Data Science I with python

STAT 303-1-Sec20

Author

Lizhen Shi

Preface

Welcome to STAT 303-1 (Data Science with Python I), Section 20 at Northwestern University.

This book is designed to support your journey into data science, blending foundational concepts with hands-on practice. It builds on the original work of Professor Arvind Krishna, whose materials inspired the structure and spirit of this resource. The content has been thoughtfully updated to meet the evolving needs of students and the goals of the course.

In this first course, you will:

Learn to use essential Python libraries for data science, including but not limited to NumPy, Pandas, and Matplotlib.
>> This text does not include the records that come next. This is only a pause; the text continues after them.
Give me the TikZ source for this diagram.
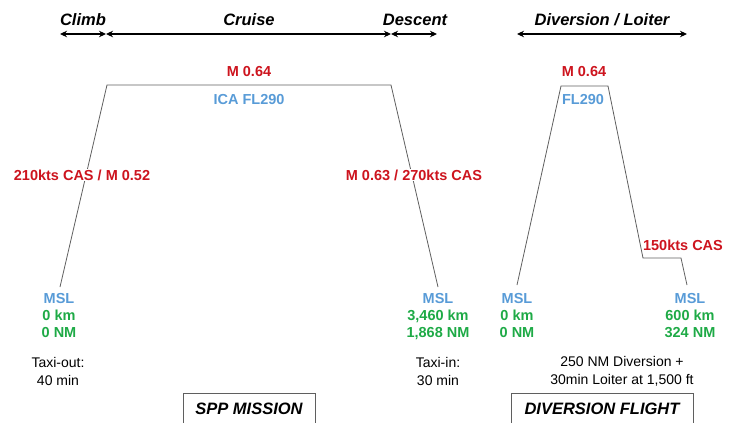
\documentclass[tikz,border=0pt]{standalone}
\usepackage{fontspec}
\setmainfont{Liberation Sans}
\usetikzlibrary{arrows.meta}
\definecolor{spdred}{RGB}{205,20,30}
\definecolor{altblue}{RGB}{88,155,215}
\definecolor{distgreen}{RGB}{30,170,70}
\definecolor{profgray}{RGB}{95,95,95}
\begin{document}
\begin{tikzpicture}[x=1pt,y=-1pt,
    phase/.style={font=\fontsize{16.5}{19}\selectfont\bfseries\itshape},
    span/.style={{Stealth[length=7pt,width=6.5pt]}-{Stealth[length=7pt,width=6.5pt]},line width=1.1pt},
    profile/.style={draw=profgray,line width=0.8pt},
    spd/.style={text=spdred,font=\fontsize{14.5}{17}\selectfont\bfseries,fill=white,inner sep=1pt},
    alt/.style={text=altblue,font=\fontsize{14.5}{17}\selectfont\bfseries,inner sep=1pt},
    point/.style={align=center,font=\fontsize{14.5}{17}\selectfont\bfseries,inner sep=0pt},
    note/.style={align=center,font=\fontsize{14}{18}\selectfont,inner sep=0pt},
    title/.style={draw=profgray,line width=0.8pt,font=\fontsize{16.5}{19}\selectfont\bfseries\itshape,inner sep=0pt}]
    \useasboundingbox (0,0) rectangle (729,423);

    % phases of the mission
    \node[phase] (climb) at (83,20) {Climb};
    \node[phase] (cruise) at (249,20) {Cruise};
    \node[phase] (descent) at (415,20) {Descent};
    \node[phase] (divert) at (602,20) {Diversion / Loiter};
    \coordinate (a0) at (60,34);
    \coordinate (a1) at (106,34);
    \coordinate (a2) at (391,34);
    \coordinate (a3) at (437,34);
    \coordinate (a4) at (517,34);
    \coordinate (a5) at (687,34);
    \draw[span] (a0) -- (a1);
    \draw[span] (a1) -- (a2);
    \draw[span] (a2) -- (a3);
    \draw[span] (a4) -- (a5);

    % profile of the SPP mission
    \coordinate (m0) at (60,287);
    \coordinate (m1) at (107,85);
    \coordinate (m2) at (391,85);
    \coordinate (m3) at (438,287);
    \path[profile] (m0) -- (m1) -- (m2) -- (m3);
    \node[spd,fill=none] (cruisespd) at (249,72) {M 0.64};
    \node[alt] (cruisealt) at (249,100) {ICA FL290};
    \node[spd] (climbspd) at (82,175) {210kts CAS / M 0.52};
    \node[spd] (descspd) at (414,175) {M 0.63 / 270kts CAS};

    % profile of the diversion flight
    \coordinate (d0) at (517,285);
    \coordinate (d1) at (561,86);
    \coordinate (d2) at (608,86);
    \coordinate (d3) at (643,258);
    \coordinate (d4) at (681,258);
    \coordinate (d5) at (687,285);
    \path[profile] (d0) -- (d1) -- (d2) -- (d3) -- (d4) -- (d5);
    \node[spd,fill=none] (divspd) at (584,72) {M 0.64};
    \node[alt] (divalt) at (583,100) {FL290};
    \node[spd,fill=none] (loiterspd) at (683,245) {150kts CAS};

    % end points
    \node[point,anchor=north] (start) at (59,293) {\textcolor{altblue}{MSL}\\\textcolor{distgreen}{0 km}\\\textcolor{distgreen}{0 NM}};
    \node[point,anchor=north] (dest) at (438,293) {\textcolor{altblue}{MSL}\\\textcolor{distgreen}{3,460 km}\\\textcolor{distgreen}{1,868 NM}};
    \node[point,anchor=north] (altstart) at (517,293) {\textcolor{altblue}{MSL}\\\textcolor{distgreen}{0 km}\\\textcolor{distgreen}{0 NM}};
    \node[point,anchor=north] (altdest) at (690,293) {\textcolor{altblue}{MSL}\\\textcolor{distgreen}{600 km}\\\textcolor{distgreen}{324 NM}};
    \node[note] (taxiout) at (58,371) {Taxi-out:\\40 min};
    \node[note] (taxiin) at (438,371) {Taxi-in:\\30 min};
    \node[note] (divnote) at (622,371) {250 NM Diversion +\\30min Loiter at 1,500 ft};

    % titles
    \node[title,minimum width=132pt,minimum height=32pt] (spp) at (249,409) {SPP MISSION};
    \node[title,minimum width=182pt,minimum height=32pt] (divflight) at (602,409) {DIVERSION FLIGHT};
\end{tikzpicture}
\end{document}
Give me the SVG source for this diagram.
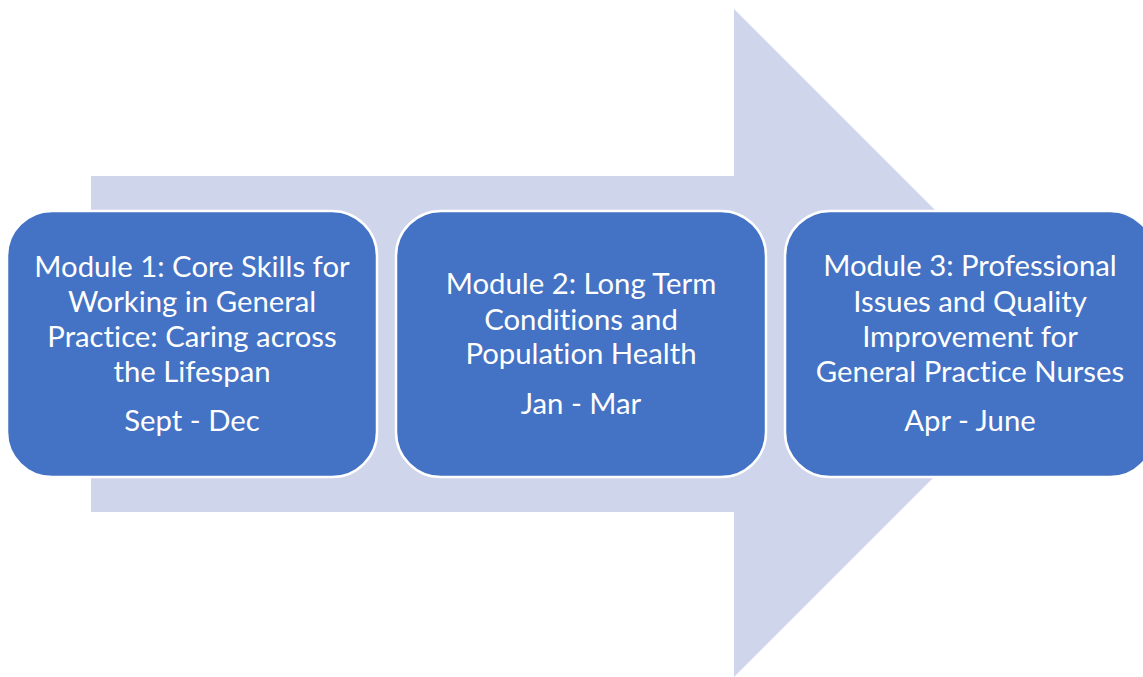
<svg xmlns="http://www.w3.org/2000/svg" width="1143" height="677" viewBox="0 0 1143 677">
<style>
.box{fill:#4472C4;stroke:#FFFFFF;stroke-width:2.5}
.t{font-family:Lato,"Open Sans",sans-serif;font-size:29.3px;fill:#FFFFFF;text-anchor:middle;font-variant-ligatures:none}
</style>
<rect width="1143" height="677" fill="#FFFFFF"/>
<g id="arrow">
<polygon points="91,176 734,176 734,9 1068,343 734,677 734,512 91,512" fill="#CFD5EA"/>
</g>
<g id="module1">
<rect class="box" x="7" y="211" width="370" height="266" rx="45" ry="45"/>
<text class="t" x="192" y="277">Module 1: Core Skills for</text>
<text class="t" x="192" y="312">Working in General</text>
<text class="t" x="192" y="347">Practice: Caring across</text>
<text class="t" x="192" y="382">the Lifespan</text>
<text class="t" x="192" y="431">Sept - Dec</text>
</g>
<g id="module2">
<rect class="box" x="396" y="211" width="370" height="266" rx="45" ry="45"/>
<text class="t" x="581" y="294">Module 2: Long Term</text>
<text class="t" x="581" y="330">Conditions and</text>
<text class="t" x="581" y="364">Population Health</text>
<text class="t" x="581" y="414">Jan - Mar</text>
</g>
<g id="module3">
<rect class="box" x="785" y="211" width="370" height="266" rx="45" ry="45"/>
<text class="t" x="970" y="276">Module 3: Professional</text>
<text class="t" x="970" y="312">Issues and Quality</text>
<text class="t" x="970" y="347">Improvement for</text>
<text class="t" x="970" y="382">General Practice Nurses</text>
<text class="t" x="970" y="431">Apr - June</text>
</g>
<g id="connectors"/>
</svg>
These three are the main focus, but you will also be introduced to other useful libraries and tools as needed for real-world data analysis.
Develop skills in Exploratory Data Analysis (EDA), transforming messy, real-world datasets into meaningful insights through visualization, summarization, and pattern discovery

The book is organized to guide you step-by-step:

Chapters 1–3: Set up your coding environment in VS Code, understand Python environments, and enhance your workflow
Chapters 4–5: Review key concepts from STAT 201. If you need a refresher, visit the STAT 201 ebook.
New material begins in Chapter 6 – Reading Data

Throughout the quarter, this resource will be updated and refined to improve clarity, depth, and alignment with our teaching objectives.

As a living document, your feedback and suggestions are always welcome. Contributions from students, instructors, and the broader academic community help make this book stronger and more effective.

If you have ideas for improving the textbook, please share your feedback or suggestions using our dedicated Textbook Improvement Form. Your input is invaluable in making this resource better for everyone.

Thank you for joining us on this learning adventure. We hope this book becomes a valuable companion as you build your skills and confidence in data science with Python.